**What the task asks**
Will you output all of the data below exactly, omitting the images?

**Raw data**
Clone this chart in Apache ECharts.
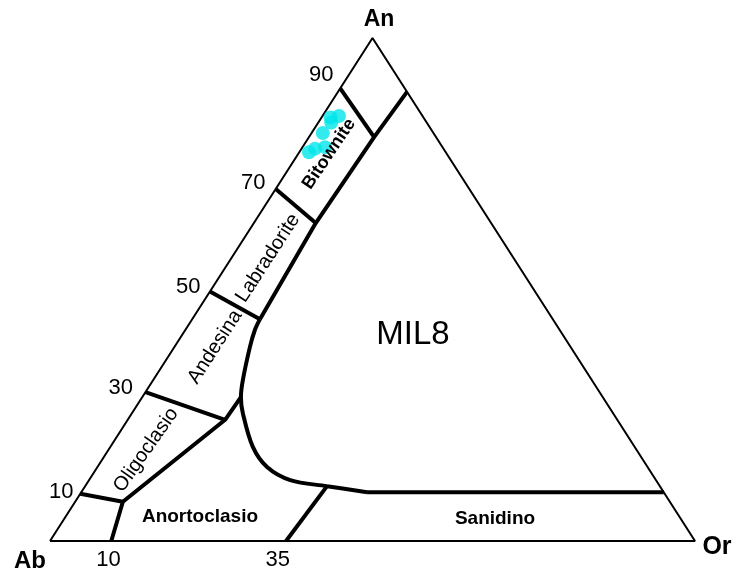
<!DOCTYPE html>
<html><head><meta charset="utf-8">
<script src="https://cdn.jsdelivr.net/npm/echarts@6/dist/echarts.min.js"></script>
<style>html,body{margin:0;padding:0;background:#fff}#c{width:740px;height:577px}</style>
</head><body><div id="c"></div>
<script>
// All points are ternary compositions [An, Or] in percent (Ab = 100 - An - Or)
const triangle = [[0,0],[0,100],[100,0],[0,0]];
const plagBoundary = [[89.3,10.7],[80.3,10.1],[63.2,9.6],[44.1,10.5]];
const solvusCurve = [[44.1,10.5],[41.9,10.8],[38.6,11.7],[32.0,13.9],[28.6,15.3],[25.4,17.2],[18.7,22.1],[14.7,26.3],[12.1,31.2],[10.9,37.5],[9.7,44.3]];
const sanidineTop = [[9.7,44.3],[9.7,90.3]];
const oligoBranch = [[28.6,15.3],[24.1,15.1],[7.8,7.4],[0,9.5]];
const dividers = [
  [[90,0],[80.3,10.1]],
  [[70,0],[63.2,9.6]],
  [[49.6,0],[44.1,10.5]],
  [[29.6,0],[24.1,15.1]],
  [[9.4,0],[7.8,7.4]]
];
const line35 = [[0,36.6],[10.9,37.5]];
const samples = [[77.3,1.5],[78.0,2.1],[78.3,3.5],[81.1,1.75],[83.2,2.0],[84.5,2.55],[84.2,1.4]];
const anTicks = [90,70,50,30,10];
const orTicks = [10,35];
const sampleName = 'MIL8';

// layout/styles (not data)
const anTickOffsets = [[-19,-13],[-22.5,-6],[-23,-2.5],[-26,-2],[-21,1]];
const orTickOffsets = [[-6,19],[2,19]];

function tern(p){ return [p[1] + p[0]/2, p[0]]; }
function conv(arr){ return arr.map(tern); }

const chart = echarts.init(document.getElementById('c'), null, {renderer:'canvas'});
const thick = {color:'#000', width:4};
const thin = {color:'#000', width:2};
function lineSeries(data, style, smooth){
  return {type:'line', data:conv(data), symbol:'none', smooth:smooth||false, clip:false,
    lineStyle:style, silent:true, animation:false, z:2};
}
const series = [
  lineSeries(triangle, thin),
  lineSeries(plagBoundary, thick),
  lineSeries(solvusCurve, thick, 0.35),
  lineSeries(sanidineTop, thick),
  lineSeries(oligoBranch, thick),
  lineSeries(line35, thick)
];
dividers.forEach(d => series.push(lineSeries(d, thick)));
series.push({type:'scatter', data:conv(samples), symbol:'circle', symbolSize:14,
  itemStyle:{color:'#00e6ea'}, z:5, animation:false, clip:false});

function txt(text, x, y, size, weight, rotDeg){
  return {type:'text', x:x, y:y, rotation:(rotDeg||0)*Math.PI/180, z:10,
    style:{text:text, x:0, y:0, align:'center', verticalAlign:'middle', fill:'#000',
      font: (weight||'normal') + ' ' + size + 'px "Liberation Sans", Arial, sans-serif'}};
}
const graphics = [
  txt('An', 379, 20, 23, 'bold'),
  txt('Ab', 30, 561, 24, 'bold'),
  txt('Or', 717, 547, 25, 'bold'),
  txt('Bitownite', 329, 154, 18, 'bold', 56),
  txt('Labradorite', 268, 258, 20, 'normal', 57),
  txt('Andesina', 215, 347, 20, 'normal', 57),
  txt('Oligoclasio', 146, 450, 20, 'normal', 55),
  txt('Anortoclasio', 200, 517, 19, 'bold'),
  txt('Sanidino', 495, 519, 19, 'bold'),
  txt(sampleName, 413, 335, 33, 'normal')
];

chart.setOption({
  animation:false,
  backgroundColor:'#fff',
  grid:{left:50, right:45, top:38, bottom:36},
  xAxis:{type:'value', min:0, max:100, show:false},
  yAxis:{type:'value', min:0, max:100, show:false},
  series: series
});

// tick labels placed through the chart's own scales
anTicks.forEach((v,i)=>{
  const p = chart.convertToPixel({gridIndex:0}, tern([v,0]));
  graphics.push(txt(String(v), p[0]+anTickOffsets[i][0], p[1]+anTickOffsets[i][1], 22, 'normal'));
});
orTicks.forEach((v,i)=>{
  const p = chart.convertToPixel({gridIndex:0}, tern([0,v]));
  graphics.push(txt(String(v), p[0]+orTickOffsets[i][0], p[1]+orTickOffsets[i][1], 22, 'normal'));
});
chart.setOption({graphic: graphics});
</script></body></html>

**Solution to the exercise**
Clone this chart in Apache ECharts.
<!DOCTYPE html>
<html><head><meta charset="utf-8">
<script src="https://cdn.jsdelivr.net/npm/echarts@6/dist/echarts.min.js"></script>
<style>html,body{margin:0;padding:0;background:#fff}#c{width:740px;height:577px}</style>
</head><body><div id="c"></div>
<script>
// All points are ternary compositions [An, Or] in percent (Ab = 100 - An - Or)
const triangle = [[0,0],[0,100],[100,0],[0,0]];
const plagBoundary = [[89.3,10.7],[80.3,10.1],[63.2,9.6],[44.1,10.5]];
const solvusCurve = [[44.1,10.5],[41.9,10.8],[38.6,11.7],[32.0,13.9],[28.6,15.3],[25.4,17.2],[18.7,22.1],[14.7,26.3],[12.1,31.2],[10.9,37.5],[9.7,44.3]];
const sanidineTop = [[9.7,44.3],[9.7,90.3]];
const oligoBranch = [[28.6,15.3],[24.1,15.1],[7.8,7.4],[0,9.5]];
const dividers = [
  [[90,0],[80.3,10.1]],
  [[70,0],[63.2,9.6]],
  [[49.6,0],[44.1,10.5]],
  [[29.6,0],[24.1,15.1]],
  [[9.4,0],[7.8,7.4]]
];
const line35 = [[0,36.6],[10.9,37.5]];
const samples = [[77.3,1.5],[78.0,2.1],[78.3,3.5],[81.1,1.75],[83.2,2.0],[84.5,2.55],[84.2,1.4]];
const anTicks = [90,70,50,30,10];
const orTicks = [10,35];
const sampleName = 'MIL8';

// layout/styles (not data)
const anTickOffsets = [[-19,-13],[-22.5,-6],[-23,-2.5],[-26,-2],[-21,1]];
const orTickOffsets = [[-6,19],[2,19]];

function tern(p){ return [p[1] + p[0]/2, p[0]]; }
function conv(arr){ return arr.map(tern); }

const chart = echarts.init(document.getElementById('c'), null, {renderer:'canvas'});
const thick = {color:'#000', width:4};
const thin = {color:'#000', width:2};
function lineSeries(data, style, smooth){
  return {type:'line', data:conv(data), symbol:'none', smooth:smooth||false, clip:false,
    lineStyle:style, silent:true, animation:false, z:2};
}
const series = [
  lineSeries(triangle, thin),
  lineSeries(plagBoundary, thick),
  lineSeries(solvusCurve, thick, 0.35),
  lineSeries(sanidineTop, thick),
  lineSeries(oligoBranch, thick),
  lineSeries(line35, thick)
];
dividers.forEach(d => series.push(lineSeries(d, thick)));
series.push({type:'scatter', data:conv(samples), symbol:'circle', symbolSize:14,
  itemStyle:{color:'#00e6ea'}, z:5, animation:false, clip:false});

function txt(text, x, y, size, weight, rotDeg){
  return {type:'text', x:x, y:y, rotation:(rotDeg||0)*Math.PI/180, z:10,
    style:{text:text, x:0, y:0, align:'center', verticalAlign:'middle', fill:'#000',
      font: (weight||'normal') + ' ' + size + 'px "Liberation Sans", Arial, sans-serif'}};
}
const graphics = [
  txt('An', 379, 20, 23, 'bold'),
  txt('Ab', 30, 561, 24, 'bold'),
  txt('Or', 717, 547, 25, 'bold'),
  txt('Bitownite', 329, 154, 18, 'bold', 56),
  txt('Labradorite', 268, 258, 20, 'normal', 57),
  txt('Andesina', 215, 347, 20, 'normal', 57),
  txt('Oligoclasio', 146, 450, 20, 'normal', 55),
  txt('Anortoclasio', 200, 517, 19, 'bold'),
  txt('Sanidino', 495, 519, 19, 'bold'),
  txt(sampleName, 413, 335, 33, 'normal')
];

chart.setOption({
  animation:false,
  backgroundColor:'#fff',
  grid:{left:50, right:45, top:38, bottom:36},
  xAxis:{type:'value', min:0, max:100, show:false},
  yAxis:{type:'value', min:0, max:100, show:false},
  series: series
});

// tick labels placed through the chart's own scales
anTicks.forEach((v,i)=>{
  const p = chart.convertToPixel({gridIndex:0}, tern([v,0]));
  graphics.push(txt(String(v), p[0]+anTickOffsets[i][0], p[1]+anTickOffsets[i][1], 22, 'normal'));
});
orTicks.forEach((v,i)=>{
  const p = chart.convertToPixel({gridIndex:0}, tern([0,v]));
  graphics.push(txt(String(v), p[0]+orTickOffsets[i][0], p[1]+orTickOffsets[i][1], 22, 'normal'));
});
chart.setOption({graphic: graphics});
</script></body></html>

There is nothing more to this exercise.